2. Stir Up Controversy

From satanic imagery (like the $699 Venom T-shirt) to nudity (like the $1,000 Nirvana Sub Pop shirt) to obscenities (Metallica’s “Metal Up Your Ass” shirt at $1,000) to racial innuendo, many of the most expensive shirts tend to be at least a little controversial. That also might explain why they aren’t in ready supply.

So this is a bit of a catch-22. On the one hand, if you make an obscene merch item, it could get panned or even banned. However, because of its infamy, people might be willing to pay a premium for it later. A lot later (see point five). It’s a bit of a gamble, but it could pay off, if you know what I mean.

3. Use Head Shots

It has been said before that people are drawn to other people’s faces, but man, who knew using your mug on a T-shirt could get you several hundred if not several thousand dollars a pop? From now on, every piece of merchandise I make is going to have David Bowie’s face on it.

Quite likely, the best results are going to come from combining a recognizable face with a controversial slogan or catchphrase. Like a picture of George W. Bush’s goofy smile accompanied by the text, “Moron”.

Oh, and from what I’ve seen, the head shot doesn’t necessarily have to be realistic or even look like you (as long as your name is included). It could even be a comic-book style drawing of you (like the $1,000 James Brown T-shirt that reads, “I’m Black And I’m Proud”). You might want to keep your gender and race consistent, though… Not a hard and fast rule.

4. Create Seasonal Items

Like the John Lennon and Yoko Ono T-shirt at $801 (“Happy Christmas”), it appears that seasonal wear sometimes has its green-appeal (you know, because money is green?). We’ve mentioned the Slayer “Holiday” sweater in awesome posts from days past, and it is very clever in the ironic sense.
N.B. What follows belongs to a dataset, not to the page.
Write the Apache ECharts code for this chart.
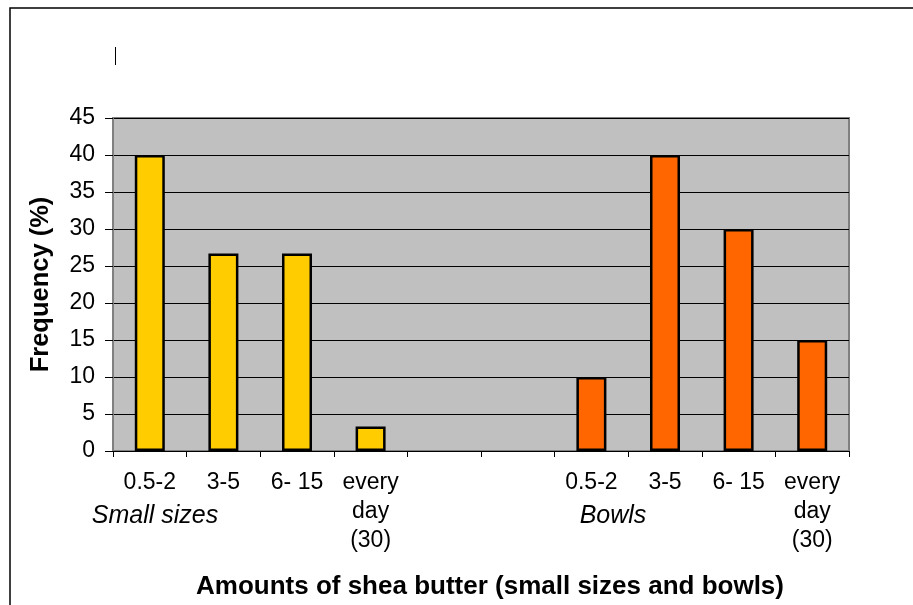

So anyway, back to the “Happy Christmas” shirt. The “appeal” of this item could have more to do with the notoriety of Lennon and the band-wrecking female archetype Ono than anything else. However, most of this just goes back to point two anyway. If you’re going to do a seasonal item, put your own spin on it, and make it funny, ironic, or offensive.

5. Make A Long-Term Plan

Finally, for all intents and purposes, make a long-term plan. Or just use a time machine. Led Zeppelin was active from 1968 to 1980, and the $10,000 shirt mentioned earlier was purchased more than 30 years after their hay day. Lennon and Ono met back in the mid 60s. Kurt Cobain joined the 27 Club in 1994. James Brown passed away in 2006. As you are surely beginning to see, there is usually a correlation between being dead and the inflating value of associated T-shirts. No, just kidding, but it probably couldn’t hurt.

At least it is fair to say that there is an ill-conceived loose connection between rarity, controversy, age, and the value of a shirt. Hire dying band members; go back to the 70s and play big tours, make a shirt with a distasteful slogan on it, and you should be good to go my friend.

Bonus: Sign Your Merch

Sometimes people place a higher value on things that are signed, right? If you had a guitar that Jimi Hendrix personally signed, it would be worth a fortune. So make sure to sign stuff when your fans ask for it (yes, even cleavage; what a hard life).